Alla lunga, se scalare una posizione in classifica valesse dei soldi "veri", forse si eviterebbero dei finali di stagione dove la schedina diventa quasi facile da compilare quanto chi si scontra non si gioca niente, oppure "si scansa" per non distrurbare il manovratore. E, probabilmente, anche a livello di competizioni europee, in particolare per l'Europa League, le squadre italiane partecipanti potrebbero essere maggiormente competitive, innescando un circolo virtuoso.

Già, ma i soldi andrebbero tolti alle grandi. Che non ci stanno perché ancora non hanno capito come andarli eventualmente a sostituire.

Ed infatti, mentre il dibattito sui diritti TV da parte di chi li deve comprare (Sky in primis) è incentrato sul miglioramento qualitativo del prodotto da vendere (maggiori esclusive, diminuzione del numero di partite trasmesse), i presidenti delle squadre di Serie A hanno già trovato la soluzione: riportiamo la Serie A a 18 squadre.

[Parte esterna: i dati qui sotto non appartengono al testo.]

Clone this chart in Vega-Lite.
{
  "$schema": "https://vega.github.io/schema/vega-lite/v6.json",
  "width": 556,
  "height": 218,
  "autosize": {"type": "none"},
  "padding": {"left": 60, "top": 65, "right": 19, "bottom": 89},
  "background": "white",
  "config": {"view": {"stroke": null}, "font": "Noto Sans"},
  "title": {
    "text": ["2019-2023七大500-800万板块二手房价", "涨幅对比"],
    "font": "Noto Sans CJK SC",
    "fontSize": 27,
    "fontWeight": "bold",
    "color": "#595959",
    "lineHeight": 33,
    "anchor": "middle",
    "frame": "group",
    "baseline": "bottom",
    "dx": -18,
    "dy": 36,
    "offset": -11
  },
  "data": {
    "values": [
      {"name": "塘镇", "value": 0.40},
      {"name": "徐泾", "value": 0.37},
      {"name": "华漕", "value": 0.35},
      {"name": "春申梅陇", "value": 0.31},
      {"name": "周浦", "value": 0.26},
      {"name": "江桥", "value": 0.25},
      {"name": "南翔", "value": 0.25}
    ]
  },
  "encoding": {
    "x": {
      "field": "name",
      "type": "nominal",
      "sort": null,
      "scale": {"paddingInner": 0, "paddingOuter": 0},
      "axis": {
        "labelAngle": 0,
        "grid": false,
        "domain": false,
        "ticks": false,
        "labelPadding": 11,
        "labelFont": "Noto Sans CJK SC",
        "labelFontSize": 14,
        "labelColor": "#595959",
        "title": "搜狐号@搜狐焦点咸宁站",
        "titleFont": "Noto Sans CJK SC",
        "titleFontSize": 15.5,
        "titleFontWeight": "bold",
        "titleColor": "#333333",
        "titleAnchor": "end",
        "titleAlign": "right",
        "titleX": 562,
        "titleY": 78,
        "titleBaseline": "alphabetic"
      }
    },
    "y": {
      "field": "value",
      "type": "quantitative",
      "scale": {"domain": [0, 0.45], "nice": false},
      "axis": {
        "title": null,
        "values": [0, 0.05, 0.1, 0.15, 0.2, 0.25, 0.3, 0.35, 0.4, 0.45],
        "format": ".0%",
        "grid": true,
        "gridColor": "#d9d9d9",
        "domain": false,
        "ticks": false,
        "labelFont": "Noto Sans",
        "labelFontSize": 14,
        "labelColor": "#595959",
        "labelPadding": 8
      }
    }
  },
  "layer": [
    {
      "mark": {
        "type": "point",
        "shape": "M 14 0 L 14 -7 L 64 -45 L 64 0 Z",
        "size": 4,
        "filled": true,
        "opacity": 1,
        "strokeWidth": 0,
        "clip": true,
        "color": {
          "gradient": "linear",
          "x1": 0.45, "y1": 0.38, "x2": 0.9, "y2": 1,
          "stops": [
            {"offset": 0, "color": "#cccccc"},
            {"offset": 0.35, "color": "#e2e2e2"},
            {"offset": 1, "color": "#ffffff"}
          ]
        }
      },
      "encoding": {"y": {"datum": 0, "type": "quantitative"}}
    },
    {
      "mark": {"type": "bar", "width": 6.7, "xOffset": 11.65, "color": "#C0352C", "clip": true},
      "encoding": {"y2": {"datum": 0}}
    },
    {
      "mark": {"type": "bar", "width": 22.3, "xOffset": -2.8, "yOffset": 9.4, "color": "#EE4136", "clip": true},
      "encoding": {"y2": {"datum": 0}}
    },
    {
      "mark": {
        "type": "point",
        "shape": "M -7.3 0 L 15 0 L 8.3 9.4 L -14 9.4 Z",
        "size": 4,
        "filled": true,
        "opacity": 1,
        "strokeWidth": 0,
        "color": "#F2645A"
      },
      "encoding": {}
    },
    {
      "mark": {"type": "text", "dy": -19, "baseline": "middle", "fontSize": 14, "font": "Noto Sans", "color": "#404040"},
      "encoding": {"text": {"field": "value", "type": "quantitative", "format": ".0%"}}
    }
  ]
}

Per migliorarne l'appeal dite voi? Macché, perché così facendo, banalmente, ci sarebbero altri 50 milioni di Euro da dividersi fra chi rimane. Senza sforzo. Con le consuete logiche da manuale Cencelli. E si potrebbe rimandare ancora di un anno la necessità di mettersi a pensare su come affrontare strategicamente il problema.

Poi arriverà il 2015. Scenderemo da 1 miliardo a 600/700 milioni. E daremo la colpa a Platini, ai tedeschi e … al riscaldamento globale.